Le camp avait quatre portes qui avaient chacune leur nom. La première s'appelait prétorienne, et était ordinairement vis-à-vis l'ennemi. La porte décumane était à l'opposite. On l'appelait ainsi parce qu'elle était la plus éloignée des dixiemes cohortes. qui avaient leur sortie par cette porte. Des deux côtés étaient les portes appelées principales. De plus, il y avait dans le camp trois rues de traverse et cinq grandes. La première rue de traverse passait au-dessus de la tente du général, et la dernière coupait les cohortes en deux parties égales. Celle du milieu s'appelait principia : c'était là où les tribuns rendaient la justice, où étaient les autels, les portraits des empereurs et les principales enseignes des légions. c'était là encore qu'on prêtait serment, et qu'on exécutait les coupables. Enfin, on y conservait comme dans un lieu sacré, l'argent que les soldats y avaient déposé.

Voilà la description de Juste-Lipse, dont on vante l'exactitude ; cependant je crois qu'au mot LEGION, le lecteur trouvera quelque chose de beaucoup meilleur qui vient de main de maître, et sans lequel on ne peut se former d'idée nette d'un camp des Romains. J'ajoute ici que les travaux s'y faisaient sous l'inspection des tribuns et autres officiers supérieurs, par tous les soldats de l'armée. Dans le temps de la république, le général n'exemptait que quelques vétérants de cette besogne ; mais dès que cette exemption vint à s'acheter sous les empereurs, on y mit l'enchère, le camp ne se fortifia plus, le luxe et la mollesse s'y introduisirent, et les Barbares le forcèrent sans peine et sans péril.

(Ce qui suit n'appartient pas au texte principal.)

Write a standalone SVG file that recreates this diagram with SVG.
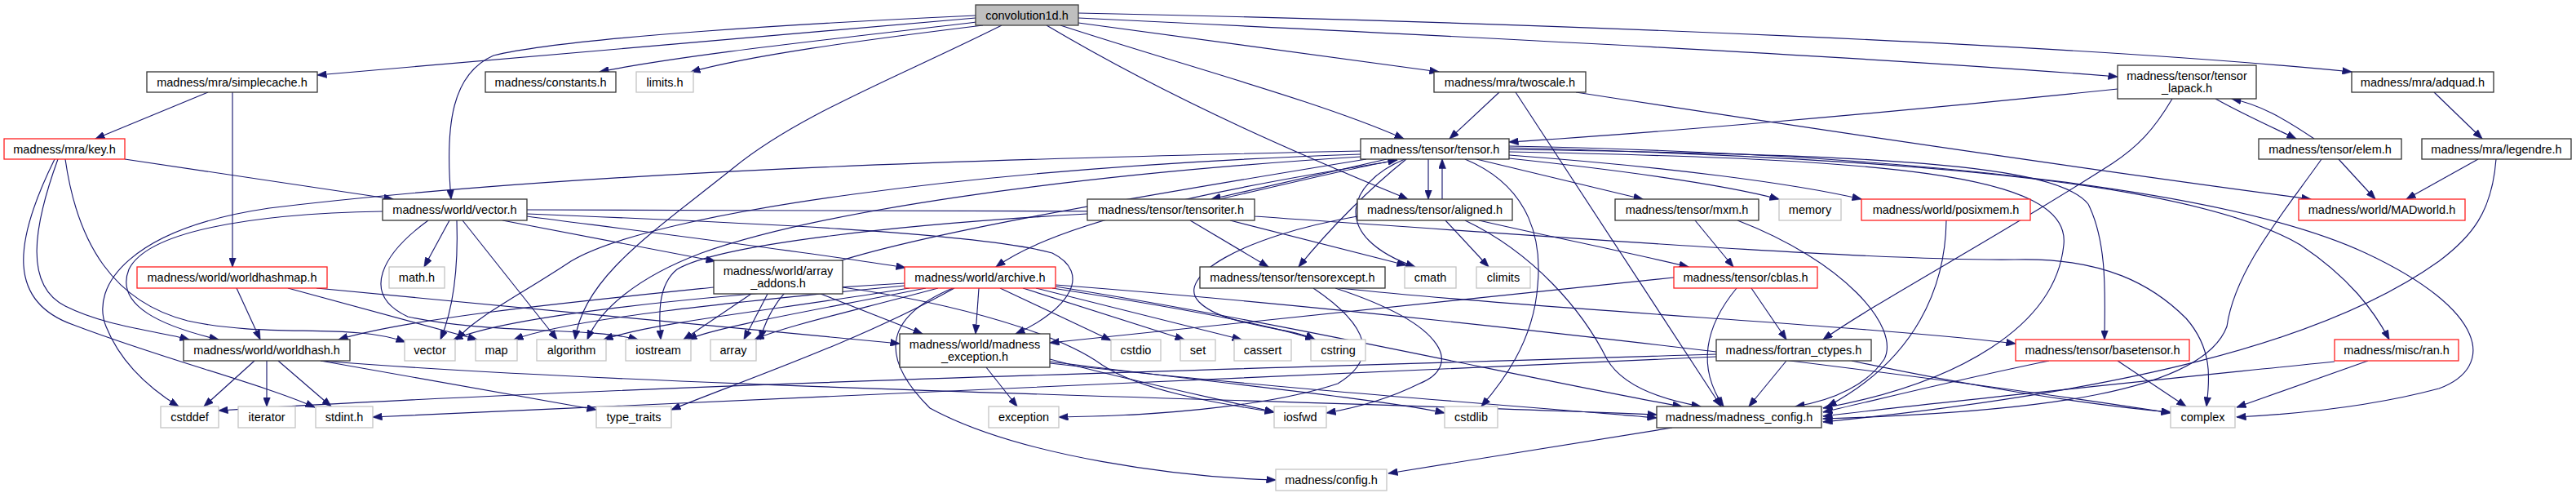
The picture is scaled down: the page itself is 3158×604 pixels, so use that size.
<svg xmlns="http://www.w3.org/2000/svg" width="3158" height="604" viewBox="0 0 3158 604">
<style>
.n rect{fill:#fff;stroke:#333;stroke-width:1.3}
.n.r rect{stroke:#ff2020}
.n.g rect{stroke:#c4c4c4}
.n.root rect{fill:#bfbfbf;stroke:#404040}
text{font-family:"Liberation Sans",Arial,sans-serif;font-size:14.5px;fill:#000;text-anchor:middle}
.e path{fill:none;stroke:#191970;stroke-width:1.15;marker-end:url(#a)}
.e path.h{marker-end:none}
</style>
<defs>
<marker id="a" markerUnits="userSpaceOnUse" markerWidth="12" markerHeight="9" viewBox="0 0 12 9" refX="11.5" refY="4.5" orient="auto">
<path d="M0,0 L12,4.5 L0,9 z" fill="#191970" stroke="#191970" stroke-width="0.5"/>
</marker>
</defs>
<rect width="3158" height="604" fill="#fff"/>
<g id="edges" class="e">
<path d="M1196,22 L389,92"/>
<path d="M1197,27 C1050,45 850,65 735,88"/>
<path d="M1205,31 C1050,50 920,68 847,88"/>
<path d="M1196,19 C1000,28 700,45 605,68 C555,90 545,150 553,244"/>
<path d="M1228,31 C1100,95 980,140 900,205 C800,285 715,340 705,416"/>
<path d="M1300,31 C1450,80 1620,125 1721,170"/>
<path d="M1283,31 C1450,130 1620,200 1726,244"/>
<path d="M1322,28 L1764,88"/>
<path d="M1322,22 C1800,45 2300,70 2596,94"/>
<path d="M1322,16 C1900,28 2550,55 2883,88"/>
<path d="M255,113 L117,170"/>
<path d="M285,113 L285,327"/>
<path d="M153,195 L482,244"/>
<path d="M67,195 C15,300 10,370 90,398 C200,440 320,470 386,499"/>
<path d="M71,195 C40,280 30,350 80,375 C130,400 190,405 232,416"/>
<path d="M80,195 C95,300 140,370 230,393 C330,415 430,395 497,419"/>
<path d="M469,259 C300,262 180,285 158,330 C140,375 200,400 268,416"/>
<path d="M551,270 L520,327"/>
<path d="M560,270 C562,330 555,380 540,416"/>
<path d="M567,270 L683,416"/>
<path d="M525,270 C470,310 440,360 500,388 C600,410 720,400 782,416"/>
<path d="M616,270 L877,320"/>
<path d="M646,265 C800,285 1000,310 1110,328"/>
<path d="M646,262 C900,272 1200,285 1290,310 C1340,335 1310,380 1245,409"/>
<path d="M646,257 C900,258 1200,258 1400,259 C1480,260 1510,262 1538,265 C1900,290 2300,320 2470,318 C2580,315 2640,350 2680,390 C2715,430 2708,470 2705,498"/>
<path d="M290,353 L319,416"/>
<path d="M353,353 L585,416"/>
<path d="M388,353 C600,375 900,400 1103,421"/>
<path d="M312,442 L250,498"/>
<path d="M327,442 L327,498"/>
<path d="M341,442 L406,498"/>
<path d="M393,442 L731,502"/>
<path d="M393,442 C800,475 1600,490 2031,508"/>
<path d="M921,360 L838,416"/>
<path d="M941,360 L912,416"/>
<path d="M1006,360 L1131,409"/>
<path d="M875,352 C700,370 500,390 415,416"/>
<path d="M1033,352 C1180,373 1300,410 1351,447 C1400,480 1500,495 1562,505"/>
<path d="M1200,353 L1196,409"/>
<path d="M1226,353 L1362,417"/>
<path d="M1254,353 L1452,416"/>
<path d="M1270,353 L1522,416"/>
<path d="M1290,353 C1400,370 1550,395 1612,416"/>
<path d="M1294,349 C1700,380 2300,450 2661,506"/>
<path d="M1294,351 C1600,400 1900,470 2062,498"/>
<path d="M1109,350 C900,370 700,390 630,416"/>
<path d="M1109,347 C850,362 620,388 556,416"/>
<path d="M1115,353 C950,380 800,395 740,416"/>
<path d="M1135,353 C1000,380 880,400 843,416"/>
<path d="M1150,353 C1050,380 960,400 925,416"/>
<path d="M1170,353 C1050,420 900,470 823,502"/>
<path d="M1168,353 C1080,390 1080,440 1140,500 C1250,560 1450,585 1564,588"/>
<path d="M1751,195 L1751,244"/>
<path d="M1700,195 L1485,244"/>
<path d="M1724,195 C1680,230 1630,280 1592,327"/>
<path d="M1722,195 C1650,225 1630,290 1735,327"/>
<path d="M1796,195 C1880,230 1890,300 1885,350 C1880,420 1840,470 1816,498"/>
<path d="M1810,195 L2014,244"/>
<path d="M1850,194 C2000,210 2120,228 2181,244"/>
<path d="M1850,190 C2050,205 2200,225 2282,244"/>
<path d="M1850,183 C2300,190 2520,200 2560,250 C2585,300 2580,370 2580,416"/>
<path d="M1850,186 C2300,195 2540,210 2530,300 C2520,400 2400,470 2235,500"/>
<path d="M1850,181 C2400,195 2700,230 2820,300 C2880,340 2910,380 2929,416"/>
<path d="M1850,179 C2400,190 2750,240 2900,310 C3050,380 3060,450 2990,476 C2900,500 2800,508 2742,511"/>
<path d="M1710,197 C1500,230 1300,270 1221,327"/>
<path d="M1668,189 C1200,205 800,260 700,320 C640,360 580,390 560,416"/>
<path d="M1668,192 C1300,215 1000,260 860,310 C780,340 735,380 720,416"/>
<path d="M1675,195 C1400,240 1100,290 1000,330 C960,350 940,385 932,416"/>
<path d="M1668,185 C1200,195 700,210 330,255 C160,280 110,350 130,400 C150,450 190,480 219,498"/>
<path d="M1495,244 C1580,225 1660,205 1713,196"/>
<path d="M1459,270 L1555,327"/>
<path d="M1508,270 L1724,325"/>
<path d="M1333,262 C1100,275 880,300 830,330 C805,350 808,390 810,416"/>
<path d="M1768,244 L1768,195"/>
<path d="M1772,270 L1825,327"/>
<path d="M1813,270 C1900,290 2000,310 2070,327"/>
<path d="M1796,270 C1880,310 1940,380 1970,440 C1990,475 2040,490 2085,498"/>
<path d="M1664,265 C1520,290 1440,340 1470,370 C1500,400 1580,400 1612,416"/>
<path d="M2078,270 L2125,327"/>
<path d="M2130,270 C2260,320 2330,400 2310,440 C2290,470 2250,490 2201,498"/>
<path d="M2129,353 C2090,400 2080,450 2113,498"/>
<path d="M2147,353 L2190,416"/>
<path d="M2052,340 L1287,420"/>
<path d="M2190,442 L2144,498"/>
<path d="M2104,434 C1600,450 800,470 268,503"/>
<path d="M2104,437 C1600,460 900,490 457,511"/>
<path d="M2270,442 C2400,470 2550,495 2661,505"/>
<path d="M2512,442 C2400,465 2300,490 2235,505"/>
<path d="M2596,442 L2680,498"/>
<path d="M2862,443 C2600,470 2400,490 2235,510"/>
<path d="M2903,442 L2742,499"/>
<path d="M2837,170 C2800,145 2770,128 2736,121"/>
<path d="M2867,195 L2912,244"/>
<path d="M2846,195 C2800,260 2740,330 2730,400 C2700,480 2500,505 2235,513"/>
<path d="M3038,195 L2950,244"/>
<path d="M3060,195 C3055,260 3030,290 2990,320 C2850,420 2600,480 2235,517"/>
<path d="M2596,109 C2300,140 2000,165 1850,174"/>
<path d="M2716,121 C2750,140 2790,158 2815,170"/>
<path d="M2663,121 C2640,160 2620,180 2590,200 C2450,290 2300,370 2235,416"/>
<path d="M2984,113 L3043,170"/>
<path d="M1838,113 L1777,170"/>
<path d="M1858,113 L2110,498"/>
<path d="M1932,113 C2300,170 2650,220 2833,244"/>
<path d="M2050,524 L1702,580"/>
<path d="M2386,270 C2385,350 2350,440 2240,498"/>
<path d="M1209,450 L1247,498"/>
<path d="M1287,440 C1400,470 1500,490 1562,505"/>
<path d="M1287,443 C1500,470 1700,490 1771,506"/>
<path d="M1287,445 C1600,480 1900,500 2031,512"/>
<path d="M1610,353 C1680,400 1690,440 1640,470 C1550,500 1400,510 1298,511"/>
<path d="M1637,353 C1780,400 1790,450 1740,470 C1700,490 1660,500 1626,506"/>
<path d="M1642,353 C1900,380 2300,400 2471,421"/>
</g>
<g id="conv" class="n root"><rect x="1196" y="6" width="126" height="25"/><text x="1259" y="23.5">convolution1d.h</text></g>
<g id="simplecache" class="n"><rect x="180" y="88" width="209" height="25"/><text x="284.5" y="105.5">madness/mra/simplecache.h</text></g>
<g id="constants" class="n"><rect x="595" y="88" width="160" height="25"/><text x="675" y="105.5">madness/constants.h</text></g>
<g id="limits" class="n g"><rect x="780" y="88" width="70" height="25"/><text x="815" y="105.5">limits.h</text></g>
<g id="twoscale" class="n"><rect x="1758" y="88" width="186" height="25"/><text x="1851" y="105.5">madness/mra/twoscale.h</text></g>
<g id="tensor_lapack" class="n"><rect x="2596" y="80" width="170" height="41"/><text x="2681" y="98">madness/tensor/tensor</text><text x="2681" y="113">_lapack.h</text></g>
<g id="adquad" class="n"><rect x="2883" y="88" width="174" height="25"/><text x="2970" y="105.5">madness/mra/adquad.h</text></g>
<g id="key" class="n r"><rect x="5" y="170" width="148" height="25"/><text x="79" y="187.5">madness/mra/key.h</text></g>
<g id="tensor" class="n"><rect x="1668" y="170" width="182" height="25"/><text x="1759" y="187.5">madness/tensor/tensor.h</text></g>
<g id="elem" class="n"><rect x="2769" y="170" width="175" height="25"/><text x="2856.5" y="187.5">madness/tensor/elem.h</text></g>
<g id="legendre" class="n"><rect x="2969" y="170" width="183" height="25"/><text x="3060.5" y="187.5">madness/mra/legendre.h</text></g>
<g id="vectorh" class="n"><rect x="469" y="244" width="177" height="26"/><text x="557.5" y="262">madness/world/vector.h</text></g>
<g id="tensoriter" class="n"><rect x="1333" y="244" width="205" height="26"/><text x="1435.5" y="262">madness/tensor/tensoriter.h</text></g>
<g id="aligned" class="n"><rect x="1664" y="244" width="190" height="26"/><text x="1759" y="262">madness/tensor/aligned.h</text></g>
<g id="mxm" class="n"><rect x="1980" y="244" width="176" height="26"/><text x="2068" y="262">madness/tensor/mxm.h</text></g>
<g id="memory" class="n g"><rect x="2181" y="244" width="76" height="26"/><text x="2219" y="262">memory</text></g>
<g id="posixmem" class="n r"><rect x="2282" y="244" width="207" height="26"/><text x="2385.5" y="262">madness/world/posixmem.h</text></g>
<g id="madworld" class="n r"><rect x="2818" y="244" width="204" height="26"/><text x="2920" y="262">madness/world/MADworld.h</text></g>
<g id="worldhashmap" class="n r"><rect x="168" y="327" width="233" height="26"/><text x="284.5" y="345">madness/world/worldhashmap.h</text></g>
<g id="mathh" class="n g"><rect x="477" y="327" width="68" height="26"/><text x="511" y="345">math.h</text></g>
<g id="array_addons" class="n"><rect x="875" y="319" width="158" height="41"/><text x="954" y="337">madness/world/array</text><text x="954" y="352">_addons.h</text></g>
<g id="archive" class="n r"><rect x="1109" y="327" width="185" height="26"/><text x="1201.5" y="345">madness/world/archive.h</text></g>
<g id="tensorexcept" class="n"><rect x="1471" y="327" width="227" height="26"/><text x="1584.5" y="345">madness/tensor/tensorexcept.h</text></g>
<g id="cmath" class="n g"><rect x="1722" y="327" width="63" height="26"/><text x="1753.5" y="345">cmath</text></g>
<g id="climits" class="n g"><rect x="1810" y="327" width="66" height="26"/><text x="1843" y="345">climits</text></g>
<g id="cblas" class="n r"><rect x="2052" y="327" width="176" height="26"/><text x="2140" y="345">madness/tensor/cblas.h</text></g>
<g id="worldhash" class="n"><rect x="225" y="416" width="204" height="26"/><text x="327" y="434">madness/world/worldhash.h</text></g>
<g id="vector" class="n g"><rect x="496" y="416" width="62" height="26"/><text x="527" y="434">vector</text></g>
<g id="map" class="n g"><rect x="583" y="416" width="51" height="26"/><text x="608.5" y="434">map</text></g>
<g id="algorithm" class="n g"><rect x="658" y="416" width="85" height="26"/><text x="700.5" y="434">algorithm</text></g>
<g id="iostream" class="n g"><rect x="767" y="416" width="80" height="26"/><text x="807" y="434">iostream</text></g>
<g id="array" class="n g"><rect x="871" y="416" width="56" height="26"/><text x="899" y="434">array</text></g>
<g id="madexc" class="n"><rect x="1103" y="409" width="184" height="41"/><text x="1195" y="427">madness/world/madness</text><text x="1195" y="442">_exception.h</text></g>
<g id="cstdio" class="n g"><rect x="1362" y="416" width="61" height="26"/><text x="1392.5" y="434">cstdio</text></g>
<g id="set" class="n g"><rect x="1447" y="416" width="43" height="26"/><text x="1468.5" y="434">set</text></g>
<g id="cassert" class="n g"><rect x="1513" y="416" width="70" height="26"/><text x="1548" y="434">cassert</text></g>
<g id="cstring" class="n g"><rect x="1607" y="416" width="67" height="26"/><text x="1640.5" y="434">cstring</text></g>
<g id="fortran" class="n"><rect x="2104" y="416" width="190" height="26"/><text x="2199" y="434">madness/fortran_ctypes.h</text></g>
<g id="basetensor" class="n r"><rect x="2471" y="416" width="213" height="26"/><text x="2577.5" y="434">madness/tensor/basetensor.h</text></g>
<g id="ran" class="n r"><rect x="2862" y="416" width="152" height="26"/><text x="2938" y="434">madness/misc/ran.h</text></g>
<g id="cstddef" class="n g"><rect x="197" y="498" width="71" height="26"/><text x="232.5" y="516">cstddef</text></g>
<g id="iterator" class="n g"><rect x="292" y="498" width="70" height="26"/><text x="327" y="516">iterator</text></g>
<g id="stdint" class="n g"><rect x="387" y="498" width="70" height="26"/><text x="422" y="516">stdint.h</text></g>
<g id="type_traits" class="n g"><rect x="731" y="498" width="92" height="26"/><text x="777" y="516">type_traits</text></g>
<g id="exception" class="n g"><rect x="1212" y="498" width="86" height="26"/><text x="1255" y="516">exception</text></g>
<g id="iosfwd" class="n g"><rect x="1562" y="498" width="64" height="26"/><text x="1594" y="516">iosfwd</text></g>
<g id="cstdlib" class="n g"><rect x="1771" y="498" width="65" height="26"/><text x="1803.5" y="516">cstdlib</text></g>
<g id="madconfig" class="n"><rect x="2031" y="498" width="202" height="26"/><text x="2132" y="516">madness/madness_config.h</text></g>
<g id="complex" class="n g"><rect x="2661" y="498" width="79" height="26"/><text x="2700.5" y="516">complex</text></g>
<g id="config" class="n g"><rect x="1564" y="575" width="136" height="26"/><text x="1632" y="593">madness/config.h</text></g>
</svg>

Pour compléter ce discours sur la milice des Romains, il me resterait à parler de leur discipline militaire, en-tant qu'elle consiste dans le service, les exercices, les lais, les récompenses, les peines et le congé : mais ce vaste sujet demande un article à part. Voyez donc MILITAIRE, discipline des Romains. (Le Chevalier DE JAUCOURT ).